Ban paid a courtesy call to Lee Myung-bak, the country's only living former president with some -- albeit feeble -- influence in the country's politics, sparking speculation that he would soon engage in a full-fledged political campaign to boost his presidential prospects.

Former U.N. Secretary-General Ban Ki-moon (R) shakes hands with former President Lee Myung-bak before their talks at Lee's office in southern Seoul on Jan. 19, 2017. (Yonhap)

The meeting followed Ban's four-day tour across the country to connect with citizens under his likely campaign credo of "grand national integration."

The former foreign minister has yet to officially declare his presidential bid, but he has repeatedly signaled his political ambitions, vowing to work for a "change in politics" -- an apparent swipe at establishment politicians.

Ban's rendezvous with Lee drew keen political attention as some of Lee's former aides joined his preliminary campaign team. Among them is Kwak Seung-jun who served as the chairman of the Presidential Council for Future and Vision during Lee's 2008-2013 presidency.

Lee Dong-kwan and Rep. Chung Jin-suk, who served as Lee's chief press and political secretaries, respectively, are also said to be supportive of Ban.
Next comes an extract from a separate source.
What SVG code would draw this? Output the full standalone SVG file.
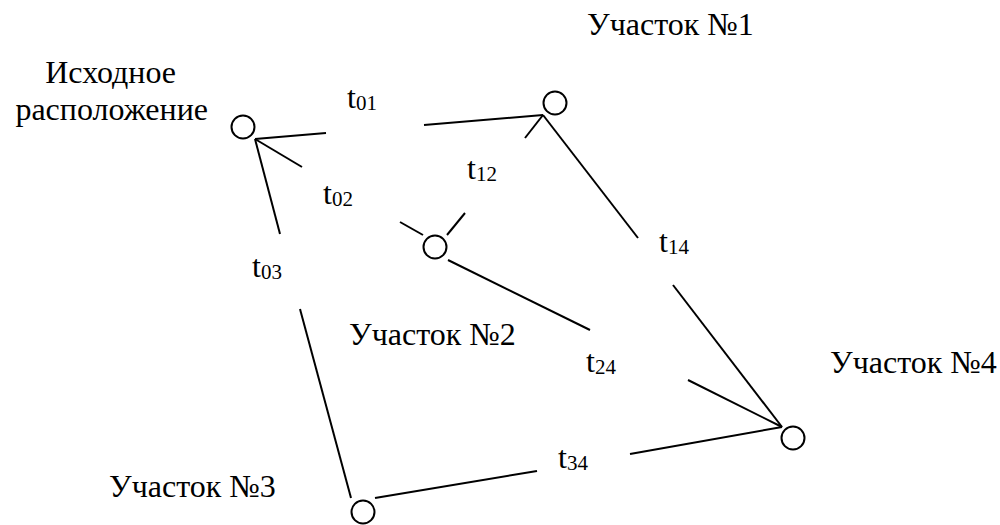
<svg xmlns="http://www.w3.org/2000/svg" width="1000" height="525" viewBox="0 0 1000 525">
  <style>
    .node { fill: none; stroke: #000; stroke-width: 2; }
    .edge { stroke: #000; stroke-width: 2; fill: none; stroke-linecap: butt; }
    .lbl, .tl { font-family: 'Liberation Serif', Tinos, 'Times New Roman', 'DejaVu Serif', serif; font-size: 32px; fill: #000; }
    .sub { font-size: 21px; }
  </style>

  <!-- connectors: each edge is split around its weight label -->
  <g id="connectors">
    <g id="e01"><line class="edge" x1="255" y1="139" x2="326" y2="133"/><line class="edge" x1="424" y1="125" x2="543" y2="115"/></g>
    <g id="e02"><line class="edge" x1="255" y1="139" x2="302" y2="167"/><line class="edge" x1="400" y1="222" x2="423" y2="235"/></g>
    <g id="e03"><line class="edge" x1="255" y1="139" x2="280" y2="234"/><line class="edge" x1="300" y1="309" x2="351" y2="498"/></g>
    <g id="e12"><line class="edge" x1="543" y1="115" x2="525" y2="138"/><line class="edge" x1="465" y1="213" x2="447" y2="235"/></g>
    <g id="e14"><line class="edge" x1="543" y1="115" x2="638" y2="238"/><line class="edge" x1="673" y1="285" x2="782" y2="427"/></g>
    <g id="e24"><line class="edge" x1="448" y1="260" x2="590" y2="330"/><line class="edge" x1="688" y1="380" x2="782" y2="427"/></g>
    <g id="e34"><line class="edge" x1="375" y1="498" x2="537" y2="471"/><line class="edge" x1="630" y1="454" x2="782" y2="427"/></g>
    <text class="tl" x="347" y="108">t<tspan class="sub" dy="2">01</tspan></text>
    <text class="tl" x="467" y="179">t<tspan class="sub" dy="2">12</tspan></text>
    <text class="tl" x="323" y="204">t<tspan class="sub" dy="2">02</tspan></text>
    <text class="tl" x="252" y="277">t<tspan class="sub" dy="2">03</tspan></text>
    <text class="tl" x="659" y="252">t<tspan class="sub" dy="2">14</tspan></text>
    <text class="tl" x="586" y="372">t<tspan class="sub" dy="2">24</tspan></text>
    <text class="tl" x="558" y="468">t<tspan class="sub" dy="2">34</tspan></text>
  </g>

  <!-- nodes -->
  <g id="start">
    <circle class="node" cx="243" cy="127" r="11.5"/>
    <text class="lbl" x="176" y="83" text-anchor="end">Исходное</text>
    <text class="lbl" x="208" y="120" text-anchor="end">расположение</text>
  </g>
  <g id="site1">
    <circle class="node" cx="555" cy="103" r="11.5"/>
    <text class="lbl" x="587" y="35">Участок №1</text>
  </g>
  <g id="site2">
    <circle class="node" cx="435" cy="247" r="11.5"/>
    <text class="lbl" x="349" y="345">Участок №2</text>
  </g>
  <g id="site3">
    <circle class="node" cx="363" cy="512" r="11.5"/>
    <text class="lbl" x="109" y="497">Участок №3</text>
  </g>
  <g id="site4">
    <circle class="node" cx="793" cy="438" r="11.5"/>
    <text class="lbl" x="830" y="373">Участок №4</text>
  </g>
</svg>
Also on Thursday, Ban visited Son Myung-soon, the wife of late former President Kim Young-sam who ran the country from 1993-98 with a strong following in the country's southeastern region.

On Friday, Ban is set to meet with National Assembly Speaker Chung Sye-kyun and Acting President and Prime Minister Hwang Kyo-ahn.

On Thursday morning, Ban visited the Korea Advanced Institute of Science and Technology in Daejeon, 164 kilometers south of Seoul, to deliver a lecture on science and technology policy. There, he emphasized the need to raise the level of the top science policymaker to a deputy prime minister, and for the country to pay more policy attention to the science sector.

Former U.N. Secretary-General Ban Ki-moon speaks during his visit to the Korea Advanced Institute of Science and Technology in Daejeon, 164 kilometers south of Seoul on Jan. 19, 2017. (Yonhap)

Before his visit to the school, he visited the Daejeon National Cemetery to pay respects to former President Choi Kyu-hah and the fallen troops, including the 46 sailors who were killed in North Korea's torpedo attack in 2010.

Meanwhile, the nationwide tour appeared to have had little impact on Ban's support ratings contrary to widespread expectations that his public activities would help narrow the gap with rival Moon Jae-in, a former leader of the main opposition Democratic Party.

A recent survey, conducted earlier this week by local pollster Realmeter, showed Moon with a 28.1-percent support, leading Ban whose rating stood at 21.8 percent.